Klaviatur der Gene

Ein Beitrag aus der Reihe "Elephants & Butterflies" – Wissenschaft bildhaft auf den Punkt gebracht

Der Neurowissenschaftler und Einstein Visiting Fellow Zoltán Molnár untersucht die Rolle der Gene und der Umwelt für die Entwicklung des menschlichen Gehirns. Besonders beeindruckt ihn ein flüchtiger Zelltyp, der im jungen Gehirn hilft, die neuronalen Schaltkreise aufzubauen – und dann aus gutem Grund verschwindet.

Stellen Sie sich vor, Sie spielen ein Klavierkonzert. Wenn Sie ein paar Tasten entfernen würden, kämen Sie vielleicht durch das Stück, aber der Klang wäre bisweilen wohl unerträglich. Ähnliches kann mit der Genaktivierung während der Gehirnentwicklung passieren. Wir alle haben Tasten, die uns bei der Zeugung mitgegeben werden, und meist kommen wir ohne größere Schwierigkeiten durch das Konzert des Lebens. Doch es kann verheerend sein, wenn eine bestimmte Taste fehlt. Schon die veränderte Expression eines einzelnen Gens kann fatale Folgen für die Entwicklung des Gehirns haben. 

Ich beschäftige mich damit, wie die Komponenten unseres Nervensystems geboren werden, wie sie wandern, zusammengesetzt und aufeinander abgestimmt werden, um ihre Funktionen erfüllen zu können, wie ihre Verbindungen im weiteren Verlauf plastisch bleiben und wie sie schließlich entsorgt werden, wenn sie nicht mehr gebraucht werden. Ich möchte verstehen, inwieweit die Rechenfunktionen des Gehirns durch die Entfaltung des genetischen Programms bestimmt und andererseits durch die Umwelt beeinflusst werden. Denn während sich unser Gehirn entwickelt, wird unsere gesamte Lebenserfahrung darin eingebettet, insbesondere in der Großhirnrinde. All unsere Erfahrungen prägen das Gehirn – wie viele Sprachen wir sprechen, ob wir Tennis spielen und dabei unsere rechte oder linke Hand benutzen. 
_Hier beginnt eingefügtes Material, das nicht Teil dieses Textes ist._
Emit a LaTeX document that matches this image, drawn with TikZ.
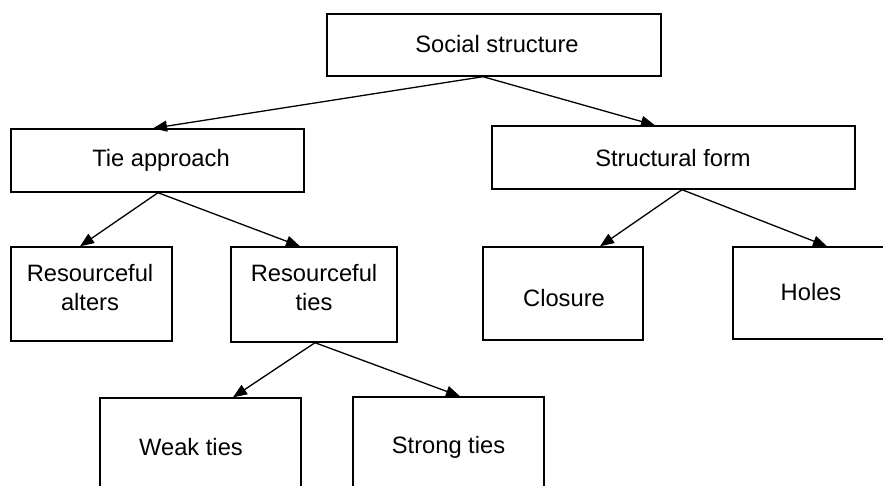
\documentclass[tikz,border=0pt]{standalone}
\usepackage{fontspec}
\setmainfont{Liberation Sans}
\usetikzlibrary{arrows.meta}
\begin{document}
\begin{tikzpicture}[x=1pt,y=-1pt,
  box/.style={draw=black,line width=1.4pt,inner sep=0pt,fill=none},
  lbl/.style={inner sep=0pt,align=center,font=\fontsize{23.7}{29}\selectfont},
  arr/.style={line width=1.3pt,-{Triangle[length=14pt,width=11pt]}}]
\clip (0,0) rectangle (883,486);
\fill[white] (0,0) rectangle (883,486);
% boxes
\node[box,minimum width=334pt,minimum height=62pt] (soc) at (494,45) {};
\node[box,minimum width=293pt,minimum height=63pt] (tie) at (157.5,160.5) {};
\node[box,minimum width=363pt,minimum height=63pt] (sf) at (673.5,157.5) {};
\node[box,minimum width=161pt,minimum height=94pt] (ra) at (91.5,294) {};
\node[box,minimum width=166pt,minimum height=95pt] (rt) at (314,294.5) {};
\node[box,minimum width=160pt,minimum height=93pt] (cl) at (563,293.5) {};
\node[box,minimum width=157pt,minimum height=92pt] (ho) at (811.5,293) {};
\node[box,minimum width=201pt,minimum height=95pt] (wk) at (200.5,445.5) {};
\node[box,minimum width=191pt,minimum height=95pt] (st) at (448.5,444.5) {};
% labels
\node[lbl] (socT) at (497,44) {Social structure};
\node[lbl] (tieT) at (161,160) {Tie approach};
\node[lbl] (sfT) at (673,158) {Structural form};
\node[lbl] (raT) at (90,287.5) {Resourceful\\alters};
\node[lbl] (rtT) at (314,287.5) {Resourceful\\ties};
\node[lbl] (clT) at (564,298) {Closure};
\node[lbl] (hoT) at (811,292) {Holes};
\node[lbl] (wkT) at (191,447) {Weak ties};
\node[lbl] (stT) at (448.5,447) {Strong ties};
% arrows
\draw[arr] ([xshift=-11pt]soc.south) -- ([xshift=-4.5pt]tie.north);
\draw[arr] ([xshift=-11pt]soc.south) -- ([xshift=-18.5pt]sf.north);
\draw[arr] ([xshift=0.5pt]tie.south) -- ([xshift=-11.5pt]ra.north);
\draw[arr] ([xshift=0.5pt]tie.south) -- ([xshift=-14pt]rt.north);
\draw[arr] ([xshift=8.5pt]sf.south) -- ([xshift=37pt]cl.north);
\draw[arr] ([xshift=8.5pt]sf.south) -- ([xshift=15.5pt]ho.north);
\draw[arr] ([xshift=1pt]rt.south) -- ([xshift=32.5pt]wk.north);
\draw[arr] ([xshift=1pt]rt.south) -- ([xshift=11.5pt]st.north);
\end{tikzpicture}
\end{document}
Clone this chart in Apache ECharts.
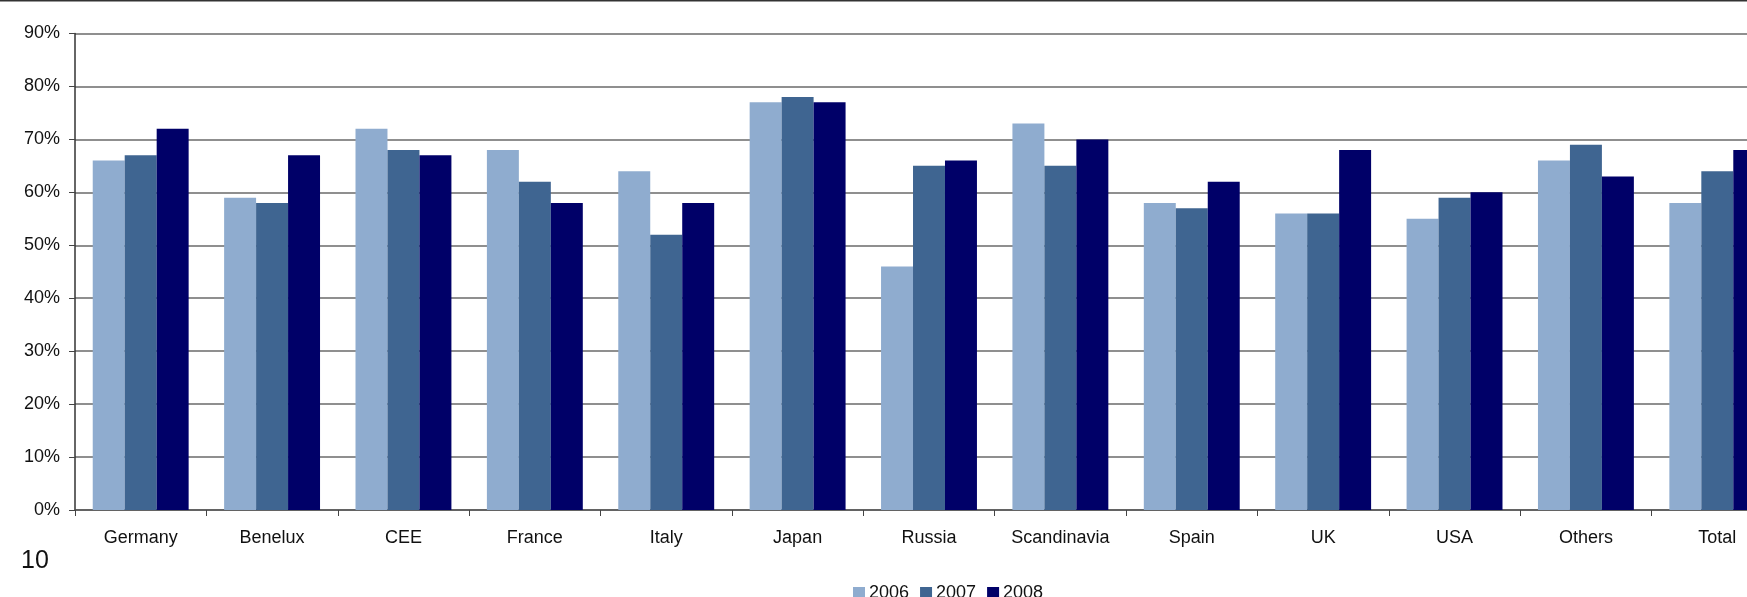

Anders als ein Computer wird das Gehirn konstruiert, während es bereits eingeschaltet ist und Programme ablaufen, die für seinen Aufbau nötig sind. Während dieser Montage der neuronalen Schaltkreise ist ein früh geborener Zelltyp, die sogenannte Subplatte, aktiv. In gewisser Weise fungieren diese Zellen als dynamische Gerüste für den Aufbau der dauerhafteren Zellen. Sie sind die ersten Empfänger von Input in der Großhirnrinde und beginnen mit der Verarbeitung der Informationen, während der Rest der Gehirnzellen noch gar nicht geboren ist. Sobald ihre Arbeit beendet ist, verschwinden die meisten von ihnen wieder. Aber bei Menschen mit kognitiven Störungen, etwa Schizophrenie, Autismus oder Epilepsie, überleben viel mehr dieser Zellen.

Das sich entwickelnde Gehirn ist eine völlig andere Struktur als das eines Erwachsenen und folgt anderen Regeln

Die Erforschung neurologischer Entwicklungsstörungen ist extrem wichtig, weil sie einen gewaltigen Einfluss auf das gesamte Leben der Betroffenen und ihrer Familien haben können. Wir brauchen Grundlagenforschung am jungen Gehirn, um ihre Mechanismen zu verstehen. Denn das sich entwickelnde Gehirn ist nicht nur eine kleinere Version des erwachsenen; es ist eine völlig andere Struktur mit anderen Regeln. In Berlin versuchen wir zu verstehen, welche Folgen es hat, wenn die Subplatten in größerer Zahl bestehen bleiben und inwieweit kognitive Dysfunktionen die Folge sein können. 

Einige der Tasten auf unserem genetischen Klavier werden nur in den frühesten Stadien des Lebenskonzertes benötigt, wenn das Gehirn entsteht. Doch diese Tasten sind ganz wesentlich, um ein melodisches und harmonisches Material aufzubauen, das für den Rest des Stückes entscheidend ist. Über Millionen und Abermillionen von Jahren der Selektion haben wir dieses extrem leistungsfähige, großartige Rechengerät in unseren Köpfen entwickelt, das bestens geeignet ist, Kreativität in Kunst und Wissenschaft entstehen zu lassen – vorausgesetzt, wir haben alle Tasten beisammen und den richtigen Input von den frühesten Stadien der Entwicklung an. Der Rest hängt davon ab, wofür unser Rechengerät verwenden.